Riggleman held a lengthy post-game meeting with his team expressing not only his concerns, but the concerns of the entire coaching staff. “This is what I see, this is what the coaches see, this is what Mike [Rizzo] sees, this is what the fans see, so if anybody in the room thought that was acceptable, then they need to be made aware that we certainly don’t think it’s acceptable.”
This deep into the season, a motivational or even constructive post-game spiel from a manager or coach isn’t going to turn a team’s season around – especially a team who’s been out of contention for months. That means it’s up to the players themselves to make a 180 in attitude.
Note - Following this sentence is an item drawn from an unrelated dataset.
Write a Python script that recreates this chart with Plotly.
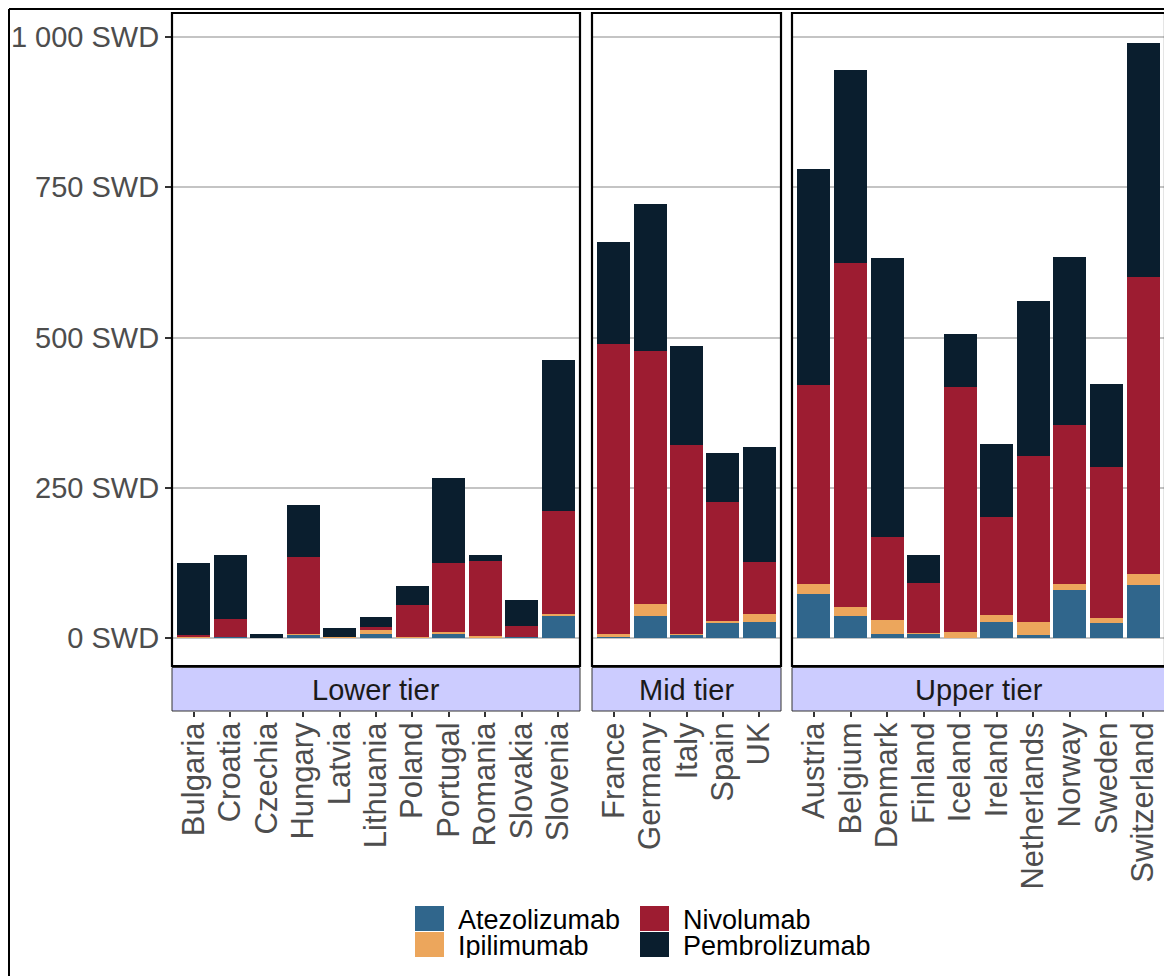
import plotly.graph_objects as go
from plotly.subplots import make_subplots

# the page keeps an 8px body margin, so the figure is drawn 8px smaller
OFF = 8
W, H = 1172 - OFF, 976 - OFF
FONT = "Arial, 'Liberation Sans', sans-serif"

DRUGS = ["Atezolizumab", "Ipilimumab", "Nivolumab", "Pembrolizumab"]
COLORS = {
    "Atezolizumab": "#30668C",
    "Ipilimumab": "#ECA65C",
    "Nivolumab": "#9D1C31",
    "Pembrolizumab": "#0A1E2E",
}

TIERS = ["Lower tier", "Mid tier", "Upper tier"]

lower_countries = ["Bulgaria", "Croatia", "Czechia", "Hungary", "Latvia", "Lithuania",
                   "Poland", "Portugal", "Romania", "Slovakia", "Slovenia"]
lower_atezo = [0, 2, 0, 5, 0, 7, 0, 8, 0, 2, 38]
lower_ipi = [2, 0, 0, 2, 1, 6, 2, 2, 3, 0, 2]
lower_nivo = [3, 30, 0, 128, 0, 5, 53, 115, 125, 18, 171]
lower_pembro = [120, 106, 7, 86, 16, 17, 32, 141, 10, 43, 252]

mid_countries = ["France", "Germany", "Italy", "Spain", "UK"]
mid_atezo = [2, 37, 5, 25, 27]
mid_ipi = [5, 20, 2, 3, 13]
mid_nivo = [482, 421, 314, 198, 86]
mid_pembro = [170, 244, 165, 82, 192]

upper_countries = ["Austria", "Belgium", "Denmark", "Finland", "Iceland", "Ireland",
                   "Netherlands", "Norway", "Sweden", "Switzerland"]
upper_atezo = [73, 37, 7, 7, 0, 27, 5, 80, 25, 88]
upper_ipi = [17, 15, 23, 1, 10, 11, 22, 10, 8, 18]
upper_nivo = [331, 572, 138, 84, 408, 163, 276, 264, 252, 495]
upper_pembro = [359, 321, 464, 46, 88, 122, 258, 280, 138, 389]

y_ticks = [0, 250, 500, 750, 1000]
y_ticktext = ["0 SWD", "250 SWD", "500 SWD", "750 SWD", "1 000 SWD"]

panels = [
    (lower_countries, [lower_atezo, lower_ipi, lower_nivo, lower_pembro]),
    (mid_countries, [mid_atezo, mid_ipi, mid_nivo, mid_pembro]),
    (upper_countries, [upper_atezo, upper_ipi, upper_nivo, upper_pembro]),
]

# screen geometry of the panels (left, right) and of the plot area (top, bottom)
panel_px = [(172, 580), (592, 781), (792, 1165)]
top_px, bottom_px = 13, 666
strip_bottom_px = 711


def px_x(v):
    return (v - OFF) / W


def px_y(v):
    return 1 - (v - OFF) / H


fig = make_subplots(rows=1, cols=3, shared_yaxes=True)

for col, (countries, series) in enumerate(panels, start=1):
    for drug, vals in zip(DRUGS, series):
        fig.add_trace(go.Bar(
            x=countries, y=vals, name=drug,
            marker=dict(color=COLORS[drug], line=dict(width=0)),
            showlegend=False,
            hovertemplate=f"{drug}<br>%{{x}}: %{{y}}<extra></extra>",
        ), row=1, col=col)

fig.update_layout(
    width=W, height=H,
    margin=dict(l=0, r=0, t=0, b=0),
    paper_bgcolor="white",
    plot_bgcolor="white",
    barmode="stack",
    bargap=0.1,
    font=dict(family=FONT, size=28, color="#4D4D4D"),
)

for i, ((countries, _), (x0, x1)) in enumerate(zip(panels, panel_px), start=1):
    xname = "xaxis" if i == 1 else f"xaxis{i}"
    yname = "yaxis" if i == 1 else f"yaxis{i}"
    fig.layout[xname].update(
        domain=[px_x(x0), px_x(x1)],
        range=[-0.6, len(countries) - 0.4],
        anchor="free",
        position=px_y(strip_bottom_px),
        tickmode="array", tickvals=countries, ticktext=countries,
        showgrid=False, zeroline=False, showline=False,
        ticks="outside", ticklen=5, tickwidth=1.5, tickcolor="#333333",
        tickangle=-90, ticklabelstandoff=-7,
        tickfont=dict(family=FONT, size=31, color="#4D4D4D"),
        automargin=False,
    )
    fig.layout[yname].update(
        domain=[px_y(bottom_px), px_y(top_px)],
        range=[-46.6, 1040],
        tickvals=y_ticks,
        ticktext=y_ticktext,
        showgrid=True, gridcolor="#C4C4C4", gridwidth=1.6,
        zeroline=False, showline=False,
        automargin=False,
    )
    if i == 1:
        fig.layout[yname].update(
            ticks="outside", ticklen=6, tickwidth=1.5, tickcolor="#333333",
            tickfont=dict(family=FONT, size=29, color="#4D4D4D"),
        )
    else:
        fig.layout[yname].update(showticklabels=False, ticks="")

    # panel border
    fig.add_shape(type="rect", xref="paper", yref="paper",
                  x0=px_x(x0), x1=px_x(x1), y0=px_y(bottom_px), y1=px_y(top_px),
                  line=dict(color="black", width=2.2), fillcolor="rgba(0,0,0,0)", layer="above")
    # facet strip
    fig.add_shape(type="rect", xref="paper", yref="paper",
                  x0=px_x(x0), x1=px_x(x1), y0=px_y(strip_bottom_px), y1=px_y(bottom_px + 1.5),
                  line=dict(color="#333333", width=1), fillcolor="#CCCCFF")
    fig.add_annotation(x=px_x((x0 + x1) / 2), y=px_y((bottom_px + strip_bottom_px) / 2 + 1),
                       xref="paper", yref="paper", text=TIERS[i - 1], showarrow=False,
                       xanchor="center", yanchor="middle",
                       font=dict(family=FONT, size=29, color="#1A1A1A"))

# outer frame (top and left edges of the plot background)
fig.add_shape(type="line", xref="paper", yref="paper",
              x0=px_x(9), x1=1, y0=px_y(9), y1=px_y(9), line=dict(color="black", width=2))
fig.add_shape(type="line", xref="paper", yref="paper",
              x0=px_x(9), x1=px_x(9), y0=px_y(9), y1=0, line=dict(color="black", width=2))

# legend, two columns
legend_items = [
    ("Atezolizumab", 415, 906),
    ("Ipilimumab", 415, 932),
    ("Nivolumab", 640, 906),
    ("Pembrolizumab", 640, 932),
]
for drug, lx, ly in legend_items:
    fig.add_shape(type="rect", xref="paper", yref="paper",
                  x0=px_x(lx), x1=px_x(lx + 29), y0=px_y(ly + 25), y1=px_y(ly),
                  line=dict(width=0), fillcolor=COLORS[drug])
    fig.add_annotation(x=px_x(lx + 42), y=px_y(ly + 14), xref="paper", yref="paper",
                       text=drug, showarrow=False, xanchor="left", yanchor="middle",
                       height=24, borderpad=0,
                       font=dict(family=FONT, size=27, color="black"))

fig.write_html("out.html")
Yesterday’s 6-5 loss to the Florida Marlins wasn’t the prime point of concern but rather a tipping point for Riggleman. The Nats defense was sloppy. They were charged with two errors on the loss but it should have been three. Ian Desmond continues to rack up missed plays at a rate faster than anyone else in Major League Baseball this season. Adam Dunn is no stone wall at first. Balls get by him just as often as Desmond misses a routine ground ball. Starter Jordan Zimmermann sailed a pick off throw from second base to center field. This is not acceptable at the major league level.
The hot-hitting Florida rookie Mike Stanton let it rip against the Nationals, continuing his consecutive games hit-streak to seven. Stanton had his second career multi-homer game in Washington. The first was August 13 at Cincinnati.
Ivan “Pudge” Rodriguez gave the rookie a run for his money in the fifth inning though when Pudge charged the base path between first and second. Pudge completed a rundown pick off play after running all the way from home plate to the base path during a Cameron Maybin at-bat. If there were any good example on the team defense-wise to look to it would have to be Pudge for that play alone.
The core of the Nationals’ issues besides an obvious slump in energy is defense and fundamentals.
Riggleman and his coaching staff made it clear to their players that it’s a 162-game schedule of nine-inning games that they signed up for, so they better all get on the same page and keep on playing hard if they ever want to amount to something more than consecutive seasons consisting of 100 plus losses.
Sunday marked Zimmermann’s fourth start back from Tommy John surgery. He threw 80 pitches over three innings.
“It’s still only my fourth start,” Zimmermann told reporters after the game. “I’m still trying to work some kinks out. It’s unacceptable, I guess, to be up here and not have the good control like I should have.”
The Nats have a chance to regain some end-of-season momentum on their road trip to Atlanta, which starts tonight at 7:10 in Georgia, and continues in Philadelphia before the final homestand of the season starting Monday, September 20.
“I think the losing wears on you,” Riggleman said, “but, you know, it’s a 162-game schedule, it’s a nine-inning ball game. That’s what you signed up for, that’s what you give. Until we get 25 guys up until September 1, and then whatever we have, 32, after that — until we get everybody on the same page, that it takes a great effort every day to get out of where we are, it’s not gonna happen.”
“You cannot go to the level that teams such as the Padres, Giants, Yankees, Tampa Bay, those teams who are gonna be right there at the end,” Riggleman said. “You cannot be in the same class with them until you have everybody on board, pulling the same way, and putting personal statistics behind them, and milestones behind them and all that nonsense.”